Hot is the debut album by the English singer Mel B, released on 9 October 2000 by Virgin. It was not as successful as her albums with the Spice Girls or that of other members solo albums released around this time. It peaked at number twenty-eight in the United Kingdom and sold over 60,000 copies, receiving a silver certification. The album had three singles: "Tell Me", "Feels So Good" and "Lullaby" – the first two singles reached the top 5 in the United Kingdom. "I Want You Back" and "Word Up", Previously released for soundtracks two years earlier, was included in different versions. The album received negative reviews from critics.

Background
The album was released on 9 October 2000, less than a month before the release of Forever, the third studio album by the Spice Girls; this is cited as the main reason that Hot was not successful: fans were more interested in the Spice Girls comeback album rather than Melanie B's debut album. Despite being released only two weeks after the top 5 hit "Tell Me" and including single "I Want You Back", Hot entered the UK Albums Chart at No. 28 before quickly dropping from the chart completely. Hot was digitally released in the United States via the iTunes Store on 30 October 2007.

Four months after the album's release, the single "Feels So Good" was released, becoming a top 5 hit. This single helped the album re-enter the UK Albums Chart. The last single, "Lullaby" was released in June 2001, but was unable to make a great impact on album sales, therefore Hot re-entered the Top 200 for only one week.
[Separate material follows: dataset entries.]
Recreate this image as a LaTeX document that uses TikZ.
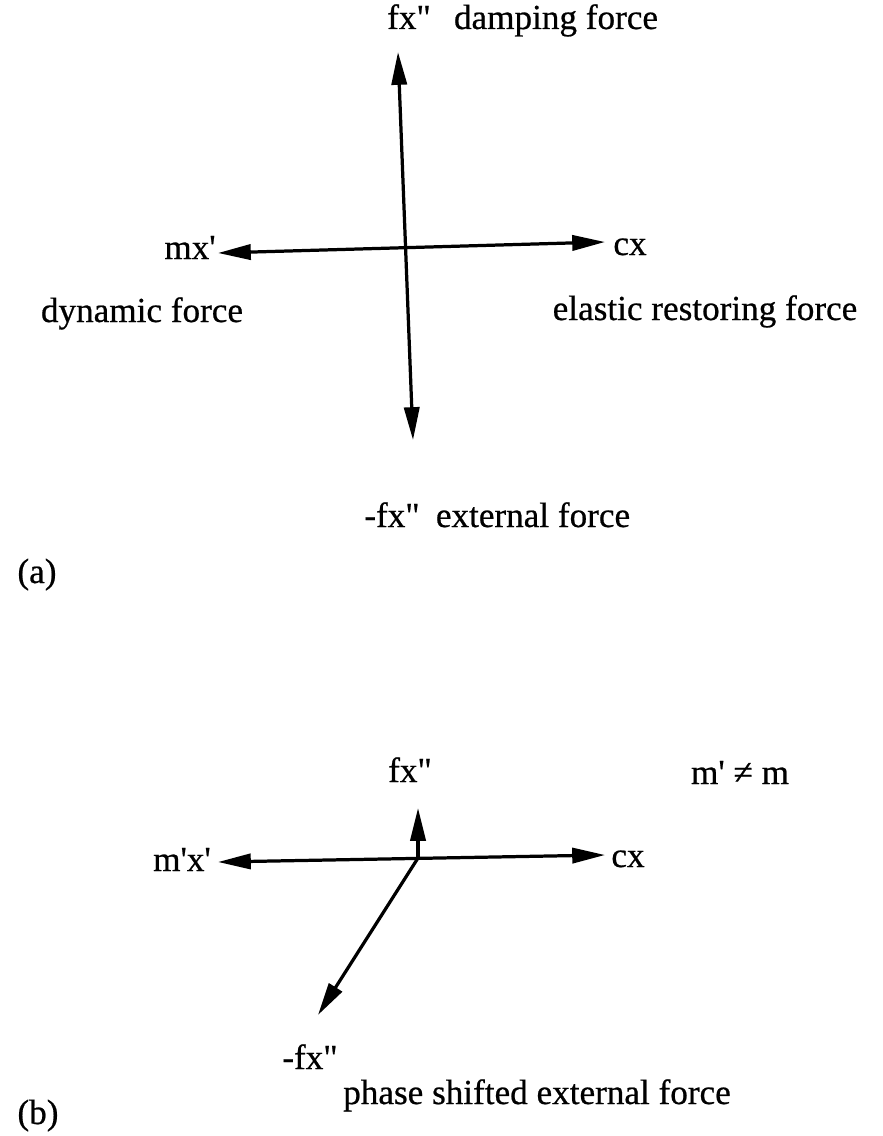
\documentclass[tikz,border=0pt]{standalone}
\usepackage{fontspec}
\newfontfamily\labfont[FakeBold=0.6]{Liberation Serif}
\usetikzlibrary{arrows.meta}

\begin{document}
\begin{tikzpicture}[
    x=0.025cm, y=-0.025cm,
    >={Triangle[length=0.82cm, width=0.38cm]},
    % Force vectors
    vec/.style={line width=2.3pt, black},
    % Labels
    lab/.style={font=\labfont\fontsize{25}{29}\selectfont, anchor=base, inner sep=0pt},
]
\useasboundingbox (0,0) rectangle (882,1136);

% ===== PART (a) =====
\coordinate (a_up)    at (398, 52);
\coordinate (a_down)  at (413, 440);
\coordinate (a_left)  at (218, 253);
\coordinate (a_right) at (605, 242);

\draw[vec, <->] (a_down) -- (a_up);
\draw[vec, <->] (a_left) -- (a_right);

\node[lab] (a_fx)   at (409, 29)  {fx"};
\node[lab] (a_damp) at (556, 29)  {damping force};
\node[lab] (a_mx)   at (190, 259) {mx'};
\node[lab] (a_cx)   at (630, 255) {cx};
\node[lab] (a_dyn)  at (142, 322) {dynamic force};
\node[lab] (a_el)   at (705, 320) {elastic restoring force};
\node[lab] (a_mfx)  at (392, 527) {-fx"};
\node[lab] (a_ext)  at (533, 527) {external force};
\node[lab] (a_tag)  at (37, 583)  {(a)};

% ===== PART (b) =====
\coordinate (b_o)     at (418, 858);
\coordinate (b_up)    at (418, 808);
\coordinate (b_left)  at (218, 862);
\coordinate (b_right) at (605, 855);
\coordinate (b_diag)  at (318, 1015);

\draw[vec, ->] (b_o) -- (b_up);
\draw[vec, <->] (b_left) -- (b_right);
\draw[vec, ->] (b_o) -- (b_diag);

\node[lab] (b_fx)   at (410, 782)  {fx"};
\node[lab] (b_neq)  at (740, 784)  {m' ≠ m};
\node[lab] (b_mx)   at (182, 871)  {m'x'};
\node[lab] (b_cx)   at (628, 867)  {cx};
\node[lab] (b_mfx)  at (310, 1069) {-fx"};
\node[lab] (b_ext)  at (537, 1104) {phase shifted external force};
\node[lab] (b_tag)  at (38, 1124)  {(b)};

\end{tikzpicture}
\end{document}
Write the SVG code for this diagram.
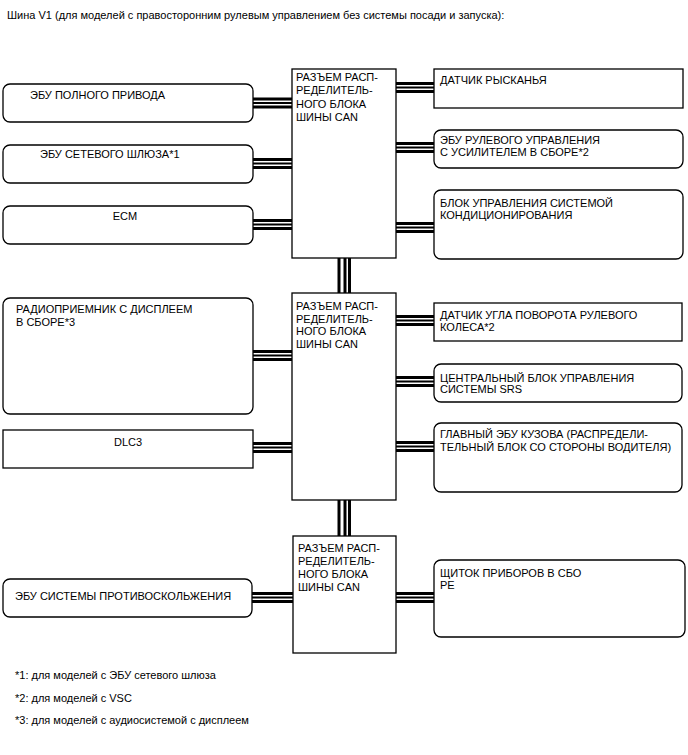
<svg xmlns="http://www.w3.org/2000/svg" width="688" height="755" viewBox="0 0 688 755">
<style>
  text { font-family: "Liberation Sans", Arial, sans-serif; font-size: 11px; fill: #000; }
  .box { fill: #fff; stroke: #000; stroke-width: 1.3; }
  .conn line { stroke: #000; }
  .t { stroke-width: 3; }
  .m { stroke-width: 2; }
</style>
<rect width="688" height="755" fill="#fff"/>
<text x="7" y="19">Шина V1 (для моделей с правосторонним рулевым управлением без системы посади и запуска):</text>

<g id="connectors" class="conn">
  <!-- left to hub1 -->
  <line class="t" x1="253" y1="99" x2="292" y2="99"/><line class="m" x1="253" y1="103" x2="292" y2="103"/><line class="t" x1="253" y1="107" x2="292" y2="107"/>
  <line class="t" x1="253" y1="159.5" x2="292" y2="159.5"/><line class="m" x1="253" y1="163.5" x2="292" y2="163.5"/><line class="t" x1="253" y1="167.5" x2="292" y2="167.5"/>
  <line class="t" x1="253" y1="220.5" x2="292" y2="220.5"/><line class="m" x1="253" y1="224.5" x2="292" y2="224.5"/><line class="t" x1="253" y1="228.5" x2="292" y2="228.5"/>
  <!-- hub1 to right -->
  <line class="t" x1="396" y1="83.5" x2="434" y2="83.5"/><line class="m" x1="396" y1="87.5" x2="434" y2="87.5"/><line class="t" x1="396" y1="91.5" x2="434" y2="91.5"/>
  <line class="t" x1="396" y1="143.5" x2="434" y2="143.5"/><line class="m" x1="396" y1="147.5" x2="434" y2="147.5"/><line class="t" x1="396" y1="151.5" x2="434" y2="151.5"/>
  <line class="t" x1="396" y1="223.5" x2="434" y2="223.5"/><line class="m" x1="396" y1="227.5" x2="434" y2="227.5"/><line class="t" x1="396" y1="231.5" x2="434" y2="231.5"/>
  <!-- left to hub2 -->
  <line class="t" x1="253" y1="351.5" x2="292" y2="351.5"/><line class="m" x1="253" y1="355.5" x2="292" y2="355.5"/><line class="t" x1="253" y1="359.5" x2="292" y2="359.5"/>
  <line class="t" x1="253" y1="443.5" x2="292" y2="443.5"/><line class="m" x1="253" y1="447.5" x2="292" y2="447.5"/><line class="t" x1="253" y1="451.5" x2="292" y2="451.5"/>
  <!-- hub2 to right -->
  <line class="t" x1="396" y1="316.5" x2="434" y2="316.5"/><line class="m" x1="396" y1="320.5" x2="434" y2="320.5"/><line class="t" x1="396" y1="324.5" x2="434" y2="324.5"/>
  <line class="t" x1="396" y1="377.5" x2="434" y2="377.5"/><line class="m" x1="396" y1="381.5" x2="434" y2="381.5"/><line class="t" x1="396" y1="385.5" x2="434" y2="385.5"/>
  <line class="t" x1="396" y1="442.5" x2="434" y2="442.5"/><line class="m" x1="396" y1="446.5" x2="434" y2="446.5"/><line class="t" x1="396" y1="450.5" x2="434" y2="450.5"/>
  <!-- hub3 -->
  <line class="t" x1="252" y1="593.5" x2="293" y2="593.5"/><line class="m" x1="252" y1="597.5" x2="293" y2="597.5"/><line class="t" x1="252" y1="601.5" x2="293" y2="601.5"/>
  <line class="t" x1="396" y1="593.5" x2="434" y2="593.5"/><line class="m" x1="396" y1="597.5" x2="434" y2="597.5"/><line class="t" x1="396" y1="601.5" x2="434" y2="601.5"/>
  <!-- vertical links between hubs -->
  <line class="t" x1="339" y1="258" x2="339" y2="293"/><line class="t" x1="345" y1="258" x2="345" y2="293"/><line class="t" x1="349.5" y1="258" x2="349.5" y2="293"/>
  <line class="t" x1="339" y1="500" x2="339" y2="536"/><line class="t" x1="345" y1="500" x2="345" y2="536"/><line class="t" x1="349.5" y1="500" x2="349.5" y2="536"/>
</g>

<g id="hub1">
  <rect class="box" x="292" y="69" width="104" height="189"/>
  <text x="296" y="81">РАЗЪЕМ РАСП-</text>
  <text x="296" y="94.3">РЕДЕЛИТЕЛЬ-</text>
  <text x="296" y="107.6">НОГО БЛОКА</text>
  <text x="296" y="121">ШИНЫ CAN</text>
</g>
<g id="hub2">
  <rect class="box" x="292" y="293" width="104" height="207"/>
  <text x="296" y="310">РАЗЪЕМ РАСП-</text>
  <text x="296" y="322.5">РЕДЕЛИТЕЛЬ-</text>
  <text x="296" y="335">НОГО БЛОКА</text>
  <text x="296" y="347.5">ШИНЫ CAN</text>
</g>
<g id="hub3">
  <rect class="box" x="293" y="536" width="103" height="117"/>
  <text x="298" y="552">РАЗЪЕМ РАСП-</text>
  <text x="298" y="564.8">РЕДЕЛИТЕЛЬ-</text>
  <text x="298" y="577.6">НОГО БЛОКА</text>
  <text x="298" y="590.5">ШИНЫ CAN</text>
</g>

<g id="ecu4wd">
  <rect class="box" x="3" y="84" width="250" height="38" rx="7"/>
  <text x="30" y="98.5">ЭБУ ПОЛНОГО ПРИВОДА</text>
</g>
<g id="gateway">
  <rect class="box" x="3" y="145" width="250" height="38" rx="7"/>
  <text x="40" y="157.5">ЭБУ СЕТЕВОГО ШЛЮЗА*1</text>
</g>
<g id="ecm">
  <rect class="box" x="3" y="206" width="250" height="38" rx="7"/>
  <text x="125" y="219.5" text-anchor="middle">ECM</text>
</g>
<g id="radio">
  <rect class="box" x="3" y="298" width="250" height="116" rx="7"/>
  <text x="16" y="313">РАДИОПРИЕМНИК С ДИСПЛЕЕМ</text>
  <text x="16" y="325.5">В СБОРЕ*3</text>
</g>
<g id="dlc3">
  <rect class="box" x="3" y="430" width="250" height="38"/>
  <text x="128" y="446" text-anchor="middle">DLC3</text>
</g>
<g id="skid">
  <rect class="box" x="3" y="579" width="249" height="38" rx="7"/>
  <text x="15" y="600">ЭБУ СИСТЕМЫ ПРОТИВОСКОЛЬЖЕНИЯ</text>
</g>

<g id="yaw">
  <rect class="box" x="434" y="69" width="249" height="39"/>
  <text x="440" y="83.5">ДАТЧИК РЫСКАНЬЯ</text>
</g>
<g id="eps">
  <rect class="box" x="434" y="130" width="249" height="38" rx="7"/>
  <text x="440" y="144">ЭБУ РУЛЕВОГО УПРАВЛЕНИЯ</text>
  <text x="440" y="156">С УСИЛИТЕЛЕМ В СБОРЕ*2</text>
</g>
<g id="ac">
  <rect class="box" x="434" y="190" width="249" height="69" rx="7"/>
  <text x="440" y="207">БЛОК УПРАВЛЕНИЯ СИСТЕМОЙ</text>
  <text x="440" y="219">КОНДИЦИОНИРОВАНИЯ</text>
</g>
<g id="steer">
  <rect class="box" x="434" y="303" width="248" height="38"/>
  <text x="440" y="319">ДАТЧИК УГЛА ПОВОРОТА РУЛЕВОГО</text>
  <text x="440" y="331">КОЛЕСА*2</text>
</g>
<g id="srs">
  <rect class="box" x="434" y="364" width="248" height="38" rx="7"/>
  <text x="440" y="381.5">ЦЕНТРАЛЬНЫЙ БЛОК УПРАВЛЕНИЯ</text>
  <text x="440" y="393">СИСТЕМЫ SRS</text>
</g>
<g id="body">
  <rect class="box" x="434" y="423" width="248" height="69" rx="7"/>
  <text x="440" y="438">ГЛАВНЫЙ ЭБУ КУЗОВА (РАСПРЕДЕЛИ-</text>
  <text x="440" y="450.5">ТЕЛЬНЫЙ БЛОК СО СТОРОНЫ ВОДИТЕЛЯ)</text>
</g>
<g id="meter">
  <rect class="box" x="434" y="560" width="251" height="77" rx="7"/>
  <text x="440" y="577">ЩИТОК ПРИБОРОВ В СБО</text>
  <text x="440" y="588.5">РЕ</text>
</g>

<text x="15" y="679">*1: для моделей с ЭБУ сетевого шлюза</text>
<text x="15" y="702">*2: для моделей с VSC</text>
<text x="15" y="724">*3: для моделей с аудиосистемой с дисплеем</text>
</svg>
Altogether the album went on to sell over 53,000 copies. The track "Hotter" was set to be the album's fifth single, however, this was decided against because of the low charting of "Lullaby".

Singles
The lead single from the album Tell Me was released as  on 25 September 2000. It debuted and peaked at #4, selling 107,317 copies. Feels So Good released as the album's second single on 19 February 2001. In the United Kingdom, it peaked and debuted at number five, becoming the 85th-best-selling single of 2001. Released on 4 June 2001 as final single, Lullaby peaked at number 13 on the UK Singles Chart.

Other songs
"I Want You Back" released in 1998 from the soundtrack to the 1998 film Why Do Fools Fall in Love and, after, included on Hot. The song peaked at number-one on the UK Singles Chart and consequently Missy Elliott became the first female rapper to reach number one in the UK.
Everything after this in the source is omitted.